Oct 7 2010
Dear Ms. March:
I know when the review copy first came to my house, I pretty much passed it over. The title, I think, was a bit twee but a month or so ago, I came across the review copy again and learned that this was your debut book. I love debut books so I thought I would give it a try. We have a first page feature on our blog and the idea behind the first page is to have an opening strong enough that the reader will turn the page and eventually want to read/buy the book. Your opening was very strong. The hero enters a gambling den and spies a woman that is “a sing to be indulged in and never repented.” He has spent six months wooing this “beautiful harlot” and has won her, or so the reader is led to believe. By the end of chapter one, the hero has extricated this harlot from the lap of another man and dragged her off to his carriage.
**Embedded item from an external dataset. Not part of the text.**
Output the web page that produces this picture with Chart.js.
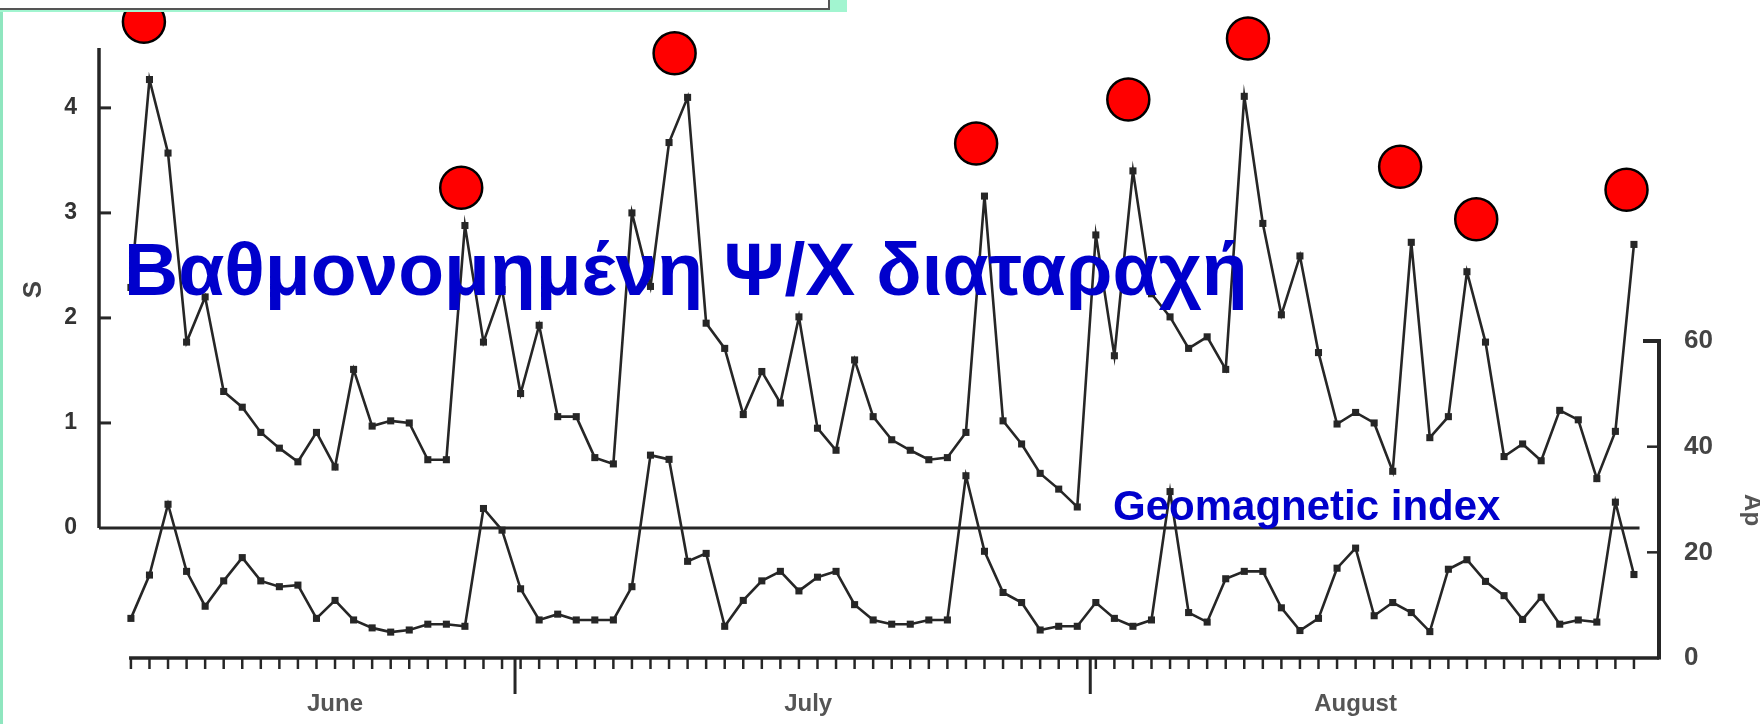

What the reader is quick to learn is that Philip’s harlot is actually his wife, Charlotte, Duchess of Rutherford. Philip, the Duke of Rutherford, grew up next door to the Squire’s kids, Ethan and Charlotte. Ethan fell in love with and tried to run off with Philip’s fiance. Philip obviously felt betrayed and he took the one thing that he knew that Ethan loved and that was Charlotte. He wooed her, married her and made her confess that she loved him only to be told in return that she was married to exact revenge on her brother and that he does not love her. He then abandons her.
Charlotte runs away and tries to get him to petition for divorce by pretending (unfortunately) to be a harlot, sleeping around with various men, bringing scandal down upon the name. Ultimately, Philip decides that enough is enough because he does love her, regrets his actions and is determined to win her over and sets out to seduce her and make her love him again.
In a lame scheme to win her back, Philip says that he will grant her wish for divorce if she assists him in obtaining the hand of his former fiance (the one that Ethan tried to seduce away) and in the process gets Charlotte to a) spend time with him and b) confess what she thinks are the traits of a good husband.
The reason that I said it was lame is because it didn’t feel sophisticated enough of a plot for either the writing or for Philip. It places the two of them in constant contact which is convenient and necessary but I wished that there had been something else to bring them together because how are you going to convince someone to love you while trying to marry you off to someone else? The plot seemed counter intuitive to Philip’s end goal. And the facade is dropped shortly after making the whole idea seem kind of superfluous.
The other thing that really bothered me was that Charlotte was never unfaithful, not really in mind or body. I loved the idea of the scandalous duchess and the fact that in all the years that they were separated, she never once took a lover was a big, big disappointment. To me this bordered on virgin widow territory. To the outside world, and to Philip, she had taken many lovers. She taunts Philip with this knowledge. Yet he doesn’t care so why make her nearly virginal?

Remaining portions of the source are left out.